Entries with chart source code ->

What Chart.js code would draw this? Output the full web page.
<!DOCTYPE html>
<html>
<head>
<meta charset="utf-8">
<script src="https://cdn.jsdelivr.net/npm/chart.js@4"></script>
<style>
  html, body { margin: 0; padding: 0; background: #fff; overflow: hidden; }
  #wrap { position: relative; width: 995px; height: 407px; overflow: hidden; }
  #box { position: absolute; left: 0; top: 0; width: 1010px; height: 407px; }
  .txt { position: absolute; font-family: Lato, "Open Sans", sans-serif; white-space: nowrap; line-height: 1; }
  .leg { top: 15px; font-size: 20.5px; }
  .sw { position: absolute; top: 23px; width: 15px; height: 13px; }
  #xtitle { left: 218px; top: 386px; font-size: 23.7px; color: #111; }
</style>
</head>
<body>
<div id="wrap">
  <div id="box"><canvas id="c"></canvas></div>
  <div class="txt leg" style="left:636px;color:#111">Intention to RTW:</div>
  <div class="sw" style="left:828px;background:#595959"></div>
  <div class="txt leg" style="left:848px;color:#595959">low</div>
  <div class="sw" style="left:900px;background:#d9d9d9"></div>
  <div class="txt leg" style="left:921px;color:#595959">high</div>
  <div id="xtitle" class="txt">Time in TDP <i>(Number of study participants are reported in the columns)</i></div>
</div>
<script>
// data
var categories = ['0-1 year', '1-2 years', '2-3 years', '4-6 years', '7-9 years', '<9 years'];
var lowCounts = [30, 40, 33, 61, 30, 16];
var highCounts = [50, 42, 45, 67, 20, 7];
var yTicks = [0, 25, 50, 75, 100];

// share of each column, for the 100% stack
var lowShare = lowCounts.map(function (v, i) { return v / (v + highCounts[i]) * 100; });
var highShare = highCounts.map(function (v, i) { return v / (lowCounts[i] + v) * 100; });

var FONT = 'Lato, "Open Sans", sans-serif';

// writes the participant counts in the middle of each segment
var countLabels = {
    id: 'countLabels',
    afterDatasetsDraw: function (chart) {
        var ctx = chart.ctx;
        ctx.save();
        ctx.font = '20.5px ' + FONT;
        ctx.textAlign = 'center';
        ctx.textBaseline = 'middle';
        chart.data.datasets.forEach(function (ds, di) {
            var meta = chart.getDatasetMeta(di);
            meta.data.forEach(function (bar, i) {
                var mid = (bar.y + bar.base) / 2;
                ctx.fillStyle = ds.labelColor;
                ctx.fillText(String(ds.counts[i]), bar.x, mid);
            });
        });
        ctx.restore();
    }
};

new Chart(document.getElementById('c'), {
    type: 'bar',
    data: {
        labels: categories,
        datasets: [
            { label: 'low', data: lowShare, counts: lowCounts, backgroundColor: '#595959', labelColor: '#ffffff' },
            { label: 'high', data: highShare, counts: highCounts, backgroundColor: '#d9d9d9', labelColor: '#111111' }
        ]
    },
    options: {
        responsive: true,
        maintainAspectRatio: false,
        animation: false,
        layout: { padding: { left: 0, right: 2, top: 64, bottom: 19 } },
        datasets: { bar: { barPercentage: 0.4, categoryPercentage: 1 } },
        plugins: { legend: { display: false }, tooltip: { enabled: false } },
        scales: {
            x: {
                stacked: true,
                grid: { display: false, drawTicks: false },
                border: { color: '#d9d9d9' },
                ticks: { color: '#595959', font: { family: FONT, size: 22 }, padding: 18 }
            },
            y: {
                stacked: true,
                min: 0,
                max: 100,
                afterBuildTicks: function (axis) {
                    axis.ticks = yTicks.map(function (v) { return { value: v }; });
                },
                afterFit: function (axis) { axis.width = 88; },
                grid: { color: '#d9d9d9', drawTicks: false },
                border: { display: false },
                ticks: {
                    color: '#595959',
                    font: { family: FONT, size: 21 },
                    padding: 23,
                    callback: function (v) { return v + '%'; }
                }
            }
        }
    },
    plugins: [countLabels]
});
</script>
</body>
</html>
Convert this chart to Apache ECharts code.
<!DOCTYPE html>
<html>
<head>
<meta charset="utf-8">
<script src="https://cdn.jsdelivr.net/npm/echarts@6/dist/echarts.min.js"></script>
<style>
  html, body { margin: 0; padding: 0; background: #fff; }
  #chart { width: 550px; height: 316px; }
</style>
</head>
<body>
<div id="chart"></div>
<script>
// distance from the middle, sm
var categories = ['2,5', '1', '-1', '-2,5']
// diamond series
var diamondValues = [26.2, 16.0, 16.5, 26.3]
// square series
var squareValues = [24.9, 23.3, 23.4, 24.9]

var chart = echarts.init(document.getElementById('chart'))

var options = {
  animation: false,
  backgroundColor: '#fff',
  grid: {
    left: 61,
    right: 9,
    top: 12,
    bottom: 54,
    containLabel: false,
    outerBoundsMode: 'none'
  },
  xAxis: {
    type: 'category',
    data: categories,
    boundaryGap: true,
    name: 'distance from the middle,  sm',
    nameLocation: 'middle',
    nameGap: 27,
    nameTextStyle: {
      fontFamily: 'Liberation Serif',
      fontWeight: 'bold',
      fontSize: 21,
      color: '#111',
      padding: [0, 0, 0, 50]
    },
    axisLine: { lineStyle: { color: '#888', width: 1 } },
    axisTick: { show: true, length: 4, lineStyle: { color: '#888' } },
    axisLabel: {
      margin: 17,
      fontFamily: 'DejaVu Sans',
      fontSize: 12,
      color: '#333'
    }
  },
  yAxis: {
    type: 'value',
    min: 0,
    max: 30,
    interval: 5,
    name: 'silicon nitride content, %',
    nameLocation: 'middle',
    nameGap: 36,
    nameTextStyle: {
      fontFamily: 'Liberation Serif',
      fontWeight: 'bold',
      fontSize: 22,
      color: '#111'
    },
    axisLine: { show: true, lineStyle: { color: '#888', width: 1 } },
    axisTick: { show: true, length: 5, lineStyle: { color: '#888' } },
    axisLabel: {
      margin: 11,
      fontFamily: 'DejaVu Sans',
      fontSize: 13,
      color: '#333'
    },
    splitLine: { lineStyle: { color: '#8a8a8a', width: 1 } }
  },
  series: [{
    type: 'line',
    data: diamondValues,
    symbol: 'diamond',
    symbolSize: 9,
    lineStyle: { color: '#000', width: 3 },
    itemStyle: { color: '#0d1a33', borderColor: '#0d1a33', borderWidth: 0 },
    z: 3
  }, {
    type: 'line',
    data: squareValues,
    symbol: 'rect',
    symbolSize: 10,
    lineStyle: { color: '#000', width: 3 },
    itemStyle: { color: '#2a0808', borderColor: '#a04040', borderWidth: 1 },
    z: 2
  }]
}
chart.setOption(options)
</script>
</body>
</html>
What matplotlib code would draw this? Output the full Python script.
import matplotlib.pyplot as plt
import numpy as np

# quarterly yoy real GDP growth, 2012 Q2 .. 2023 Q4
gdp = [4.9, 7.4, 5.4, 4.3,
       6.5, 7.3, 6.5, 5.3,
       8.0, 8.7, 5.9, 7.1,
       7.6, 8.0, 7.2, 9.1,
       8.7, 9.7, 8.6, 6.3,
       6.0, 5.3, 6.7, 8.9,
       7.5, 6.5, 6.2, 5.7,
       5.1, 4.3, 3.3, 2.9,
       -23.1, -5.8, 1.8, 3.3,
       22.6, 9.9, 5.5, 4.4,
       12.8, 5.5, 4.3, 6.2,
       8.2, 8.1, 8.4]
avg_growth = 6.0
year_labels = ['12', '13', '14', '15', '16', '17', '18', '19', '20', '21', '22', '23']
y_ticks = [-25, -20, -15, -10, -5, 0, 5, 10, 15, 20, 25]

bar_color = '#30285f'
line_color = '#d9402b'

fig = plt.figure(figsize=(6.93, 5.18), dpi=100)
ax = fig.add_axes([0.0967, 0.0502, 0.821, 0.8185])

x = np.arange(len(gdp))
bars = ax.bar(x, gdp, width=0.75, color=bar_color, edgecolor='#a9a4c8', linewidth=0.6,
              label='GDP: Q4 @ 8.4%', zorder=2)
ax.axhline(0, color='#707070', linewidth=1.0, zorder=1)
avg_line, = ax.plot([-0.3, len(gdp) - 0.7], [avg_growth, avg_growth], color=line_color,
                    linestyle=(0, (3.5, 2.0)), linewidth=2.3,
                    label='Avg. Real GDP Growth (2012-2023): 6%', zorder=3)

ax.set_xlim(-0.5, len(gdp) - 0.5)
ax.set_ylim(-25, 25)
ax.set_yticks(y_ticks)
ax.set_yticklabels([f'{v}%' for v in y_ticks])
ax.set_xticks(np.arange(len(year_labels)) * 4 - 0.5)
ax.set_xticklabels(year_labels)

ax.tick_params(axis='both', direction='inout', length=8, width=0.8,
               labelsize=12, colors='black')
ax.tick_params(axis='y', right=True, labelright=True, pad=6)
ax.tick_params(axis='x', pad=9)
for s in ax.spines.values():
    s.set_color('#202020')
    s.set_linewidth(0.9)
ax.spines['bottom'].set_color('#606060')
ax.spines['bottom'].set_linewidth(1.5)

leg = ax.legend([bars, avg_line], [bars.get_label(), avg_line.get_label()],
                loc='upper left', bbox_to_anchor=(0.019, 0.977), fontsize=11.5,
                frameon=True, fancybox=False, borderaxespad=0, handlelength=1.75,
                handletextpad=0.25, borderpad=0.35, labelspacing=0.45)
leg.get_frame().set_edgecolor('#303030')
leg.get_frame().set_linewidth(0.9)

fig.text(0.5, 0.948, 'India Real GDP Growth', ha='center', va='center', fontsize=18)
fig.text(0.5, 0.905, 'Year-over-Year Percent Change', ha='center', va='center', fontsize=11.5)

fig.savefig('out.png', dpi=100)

Objective ->
Quote the listing above from its first line to the line with "var yTicks = [0, 25, 50, 75, 100];", inclusive, and add nothing.

Answer below ->
What Chart.js code would draw this? Output the full web page.
<!DOCTYPE html>
<html>
<head>
<meta charset="utf-8">
<script src="https://cdn.jsdelivr.net/npm/chart.js@4"></script>
<style>
  html, body { margin: 0; padding: 0; background: #fff; overflow: hidden; }
  #wrap { position: relative; width: 995px; height: 407px; overflow: hidden; }
  #box { position: absolute; left: 0; top: 0; width: 1010px; height: 407px; }
  .txt { position: absolute; font-family: Lato, "Open Sans", sans-serif; white-space: nowrap; line-height: 1; }
  .leg { top: 15px; font-size: 20.5px; }
  .sw { position: absolute; top: 23px; width: 15px; height: 13px; }
  #xtitle { left: 218px; top: 386px; font-size: 23.7px; color: #111; }
</style>
</head>
<body>
<div id="wrap">
  <div id="box"><canvas id="c"></canvas></div>
  <div class="txt leg" style="left:636px;color:#111">Intention to RTW:</div>
  <div class="sw" style="left:828px;background:#595959"></div>
  <div class="txt leg" style="left:848px;color:#595959">low</div>
  <div class="sw" style="left:900px;background:#d9d9d9"></div>
  <div class="txt leg" style="left:921px;color:#595959">high</div>
  <div id="xtitle" class="txt">Time in TDP <i>(Number of study participants are reported in the columns)</i></div>
</div>
<script>
// data
var categories = ['0-1 year', '1-2 years', '2-3 years', '4-6 years', '7-9 years', '<9 years'];
var lowCounts = [30, 40, 33, 61, 30, 16];
var highCounts = [50, 42, 45, 67, 20, 7];
var yTicks = [0, 25, 50, 75, 100];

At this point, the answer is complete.